Sherk brings up the case of the United Auto Workers (UAW), a union which comprised nearly the entire U.S. auto market - General Motors, Ford, and Chrysler. Preceding the 2008 financial recession, through collective bargaining they received more than $70 an hour in wages and benefits. However, with it came an economic downturn - the cost of every Detroit vehicle was increased by about $800; therefore, the consumer started buying less and automakers sold fewer cars. At the end of the day, those same workers also suffer in the form of layoffs, but particularly the low-end wage workers. Consequently, non-union suppliers in the steel, plastic, and other industries are also hurt by the lack of production.

For these reasons, it’s not a coincidence that right-to-work states have 1.3% lower unemployment rates than non-right-to-work states.
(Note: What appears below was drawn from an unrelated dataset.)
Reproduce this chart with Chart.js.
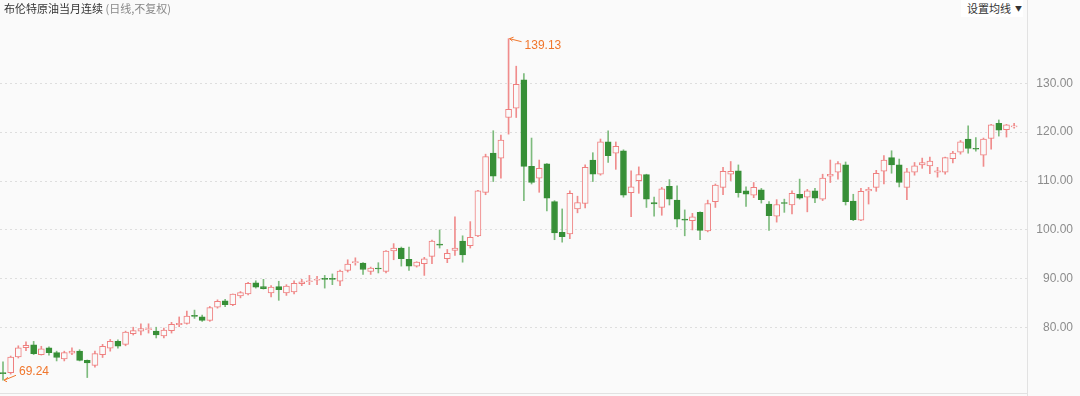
<!DOCTYPE html>
<html>
<head>
<meta charset="utf-8">
<script src="https://cdn.jsdelivr.net/npm/chart.js@4.4.0/dist/chart.umd.min.js"></script>
<style>
  html, body { margin: 0; padding: 0; background: #fafafa; }
  #wrap { position: relative; width: 1080px; height: 396px; }
  #title { position: absolute; left: 4px; top: 0; line-height: 17px; font-size: 11px;
           font-family: "Noto Sans CJK SC", sans-serif; color: #333; white-space: nowrap; }
  #title span { color: #888; }
  #maBtn { position: absolute; left: 961px; top: 0; width: 62px; height: 17px; line-height: 17px;
           font-size: 11px; font-family: "Noto Sans CJK SC", sans-serif; color: #333;
           background: #fff; padding-left: 6px; box-sizing: border-box; white-space: nowrap; }
  #maBtn i { font-style: normal; font-size: 7px; margin-left: 4px; vertical-align: 2px; }
</style>
</head>
<body>
<div id="wrap">
  <canvas id="kline"></canvas>
  <div id="title">布伦特原油当月连续 <span>(日线,不复权)</span></div>
  <div id="maBtn">设置均线<i>▼</i></div>
</div>
<script>
// daily candles, oldest first
var days = [];
var opens  = [70.7,70.8,74.0,75.9,76.5,74.5,75.9,74.9,73.6,74.8,75.2,73.3,72.3,74.5,75.8,77.2,76.6,78.8,79.3,79.6,
              79.3,78.3,79.4,80.6,80.9,82.5,82.2,81.5,84.2,85.5,84.7,86.5,86.9,89.2,88.4,87.1,88.4,87.1,87.3,89.0,
              89.4,89.7,90.1,90.0,89.5,91.7,93.3,93.2,91.5,92.1,91.5,95.7,96.3,94.0,92.6,93.1,94.6,97.1,94.1,95.8,
              97.7,96.8,98.8,107.7,115.7,114.7,123.0,124.9,130.7,113.0,110.6,113.5,105.8,99.5,99.2,104.3,105.4,114.3,111.4,118.0,
              115.7,116.2,107.6,110.1,111.3,105.6,104.6,108.9,106.1,102.2,101.9,103.6,99.8,105.8,108.7,111.4,112.1,108.0,107.1,108.2,
              105.3,102.8,105.6,105.1,107.3,106.7,108.0,106.3,111.0,111.8,113.3,105.9,102.0,108.0,108.7,112.0,114.8,113.3,108.7,111.8,
              113.3,113.1,111.8,111.8,114.6,115.9,118.6,116.6,115.3,118.7,121.8,120.5,121.1];
var highs  = [73.0,74.2,76.3,77.1,77.2,76.2,76.1,75.2,75.2,75.9,75.5,73.4,75.2,76.6,77.6,77.5,79.3,80.1,80.8,80.8,
              80.1,79.9,81.1,82.2,83.4,83.6,82.6,84.35,85.7,85.8,86.9,87.4,89.3,89.6,89.9,88.6,89.5,88.8,89.6,89.9,
              90.7,90.5,90.7,91.0,91.8,93.9,94.3,93.3,92.4,93.3,95.8,97.2,96.5,96.5,93.5,94.4,97.9,100.0,96.0,102.7,
              98.8,101.7,108.1,115.5,120.3,119.4,139.13,133.5,132.0,118.8,114.3,113.6,106.0,104.3,108.0,106.9,113.3,115.8,118.6,120.3,
              118.0,116.4,112.1,112.9,111.4,106.7,108.7,110.3,109.0,104.1,103.4,103.7,106.1,109.4,112.8,114.0,113.3,108.8,109.7,108.5,
              105.8,106.2,106.3,108.0,110.4,108.3,108.5,111.4,114.3,114.0,113.9,107.3,108.5,108.7,112.2,115.2,116.2,114.5,112.6,113.8,
              114.7,114.9,112.8,114.9,116.1,118.3,121.3,118.9,118.8,121.6,122.5,121.6,121.8];
var lows   = [69.24,70.5,73.8,75.3,74.5,74.4,74.4,73.2,73.2,74.5,73.2,69.8,71.9,73.9,75.2,75.8,76.3,78.5,78.5,78.9,
              77.9,77.9,78.9,80.2,80.7,81.9,81.3,81.3,84.0,84.3,84.5,86.1,86.7,88.1,87.9,86.3,85.6,86.6,86.9,88.6,
              88.8,88.8,88.1,88.8,88.6,91.4,92.8,90.9,90.9,91.2,91.2,93.9,92.6,91.7,92.4,90.7,93.1,96.3,93.3,94.8,
              93.4,96.3,98.6,107.2,109.9,110.6,119.6,123.0,106.0,109.4,107.7,103.9,98.0,97.5,98.2,103.5,104.5,109.9,111.2,113.8,
              112.4,106.7,102.7,107.5,104.6,102.8,103.0,105.1,100.6,98.8,100.0,98.0,99.6,104.6,107.2,110.1,106.7,104.8,106.6,105.5,
              99.9,101.6,103.6,103.3,106.3,103.7,105.6,106.0,109.7,110.4,105.1,101.9,101.9,105.3,107.9,109.4,111.6,108.8,106.2,111.2,
              112.6,111.5,110.8,111.4,113.7,115.5,115.7,116.1,113.0,116.5,119.2,119.0,120.8];
var closes = [70.6,74.0,75.9,76.4,74.7,75.7,74.9,73.9,74.9,75.2,73.3,72.8,74.7,76.2,77.2,76.2,79.1,79.4,79.8,79.8,
              78.5,79.5,80.7,80.9,82.4,82.3,81.5,84.1,85.4,84.7,86.9,87.2,89.1,88.3,88.0,88.3,87.8,88.5,89.1,89.4,
              89.5,89.9,89.9,89.9,91.6,93.0,93.5,91.9,92.2,92.0,95.7,96.3,94.1,92.6,93.4,94.1,97.7,96.9,95.2,96.3,
              94.9,98.5,108.0,115.0,111.0,118.4,124.7,129.8,113.0,109.7,112.6,106.5,99.4,98.6,107.5,105.6,112.8,111.4,118.0,115.2,
              117.1,107.1,108.8,111.3,106.3,105.3,108.4,106.3,102.2,102.0,102.7,99.9,105.4,109.2,112.0,112.0,107.6,107.3,108.7,106.2,
              102.9,105.2,105.4,107.5,106.5,108.0,106.5,110.6,111.4,113.6,105.8,102.1,107.9,108.3,111.6,114.3,113.3,109.7,111.9,113.1,
              113.8,114.1,112.1,114.8,115.7,118.0,116.7,116.5,118.6,121.5,120.4,121.5,121.2];
for (var d = 0; d < opens.length; d++) days.push(d);

var yTicks = [80, 90, 100, 110, 120, 130];
var yMin = 66.64, yMax = 142.95;

var RED = '#ef7f7f', GREEN = '#378f37', BG = '#fafafa';
var RED_WICK = '#f08c8c', GREEN_WICK = '#7dbb7d';

var isUp = function (i) { return closes[i] >= opens[i]; };

var bodyData = days.map(function (d, i) {
    return { x: d, y: [Math.min(opens[i], closes[i]), Math.max(opens[i], closes[i])] };
});
var wickData = days.map(function (d, i) {
    return { x: d, y: [lows[i], highs[i]] };
});

// high / low markers + full height right border line
var extremes = {
    id: 'extremes',
    afterDraw: function (chart) {
        var ctx = chart.ctx, xs = chart.scales.x, ys = chart.scales.y;
        var area = chart.chartArea;
        ctx.save();
        ctx.strokeStyle = '#e2e2e2';
        ctx.lineWidth = 1;
        ctx.beginPath();
        ctx.moveTo(Math.round(area.right) + 0.5, 0);
        ctx.lineTo(Math.round(area.right) + 0.5, chart.height);
        ctx.stroke();

        var hi = Math.max.apply(null, highs), hiIdx = highs.indexOf(hi);
        var lo = Math.min.apply(null, lows), loIdx = lows.indexOf(lo);
        ctx.strokeStyle = '#f0762c';
        ctx.fillStyle = '#f0762c';
        ctx.font = '12px "Liberation Sans", Arial, sans-serif';
        ctx.textBaseline = 'middle';

        var px = xs.getPixelForValue(days[hiIdx]) + 1, py = ys.getPixelForValue(hi);
        ctx.beginPath();
        ctx.moveTo(px, py); ctx.lineTo(px + 12, py + 3);
        ctx.moveTo(px, py); ctx.lineTo(px + 4, py - 1.5);
        ctx.moveTo(px, py); ctx.lineTo(px + 3, py + 2.5);
        ctx.stroke();
        ctx.fillText(hi.toFixed(2), px + 15, py + 7);

        px = xs.getPixelForValue(days[loIdx]) + 1; py = ys.getPixelForValue(lo);
        ctx.beginPath();
        ctx.moveTo(px, py); ctx.lineTo(px + 12, py - 5);
        ctx.moveTo(px, py); ctx.lineTo(px + 4, py - 3);
        ctx.moveTo(px, py); ctx.lineTo(px + 3, py + 1.5);
        ctx.stroke();
        ctx.fillText(lo.toFixed(2), px + 15, py - 9);
        ctx.restore();
    }
};

new Chart(document.getElementById('kline'), {
    type: 'bar',
    data: {
        datasets: [
            {
                label: 'body',
                data: bodyData,
                backgroundColor: days.map(function (d, i) { return isUp(i) ? BG : GREEN; }),
                borderColor: days.map(function (d, i) { return isUp(i) ? RED : GREEN; }),
                borderWidth: 1,
                borderSkipped: false,
                barThickness: 6,
                minBarLength: 1,
                grouped: false
            },
            {
                label: 'wick',
                data: wickData,
                backgroundColor: days.map(function (d, i) { return isUp(i) ? RED_WICK : GREEN_WICK; }),
                borderWidth: 0,
                barThickness: 1,
                grouped: false
            }
        ]
    },
    options: {
        responsive: true,
        maintainAspectRatio: false,
        animation: false,
        layout: { padding: { top: 20, right: 7, bottom: 3, left: 0 } },
        plugins: { legend: { display: false }, tooltip: { enabled: false } },
        scales: {
            x: {
                type: 'linear',
                offset: false,
                min: -0.392,
                max: 133.68,
                ticks: { display: false },
                grid: { display: false, drawTicks: false },
                border: { display: true, color: '#e2e2e2' },
                afterFit: function (s) { s.height = 0; s.paddingLeft = 0; s.paddingRight = 0; }
            },
            y: {
                position: 'right',
                min: yMin,
                max: yMax,
                afterBuildTicks: function (s) { s.ticks = yTicks.map(function (v) { return { value: v }; }); },
                afterFit: function (s) { s.width = 46; s.paddingTop = 0; s.paddingBottom = 0; },
                ticks: {
                    color: '#8c8c8c',
                    font: { size: 12, family: '"Liberation Sans", Arial, sans-serif' },
                    crossAlign: 'far',
                    padding: 0,
                    callback: function (v) { return Number(v).toFixed(2); }
                },
                grid: { color: '#dedede', drawTicks: false },
                border: { display: false, dash: [2, 3] }
            }
        }
    },
    plugins: [extremes]
});
</script>
</body>
</html>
There is a unique problem at hand when we talk about municipal unions – taxpayers fuel them. Since the 1980’s they’ve become the strongest unions as the government has become bigger. Since the people that arrange their employment are not the ones who pay their salary, the opportunity for incompetence is endless.

Because of this, it’s no surprise that since the 1970’s, as teachers’ unions started to grow (with the growth of government) student performance in public schools also began weakening. An increase in federal school spending has correlated to a downfall in test scores. The Department of Education was also created in the seventies, so that the government began pouring vast amounts of money into the public school system. This just shows that constantly demanding more federal funds isn't necessarily the answer to solving problems.

Source

Moreover, for decades teachers’ unions have been one of the largest political donors, exercising immense influence in deciding which Democratic Party candidate gets elected to office. This also means maintaining the status quo - a failing public school system, hikes in tuition, diminishing accountability, and putting students’ performance in jeopardy.

The machine that we’re all part of is not designed to create any real progressive change.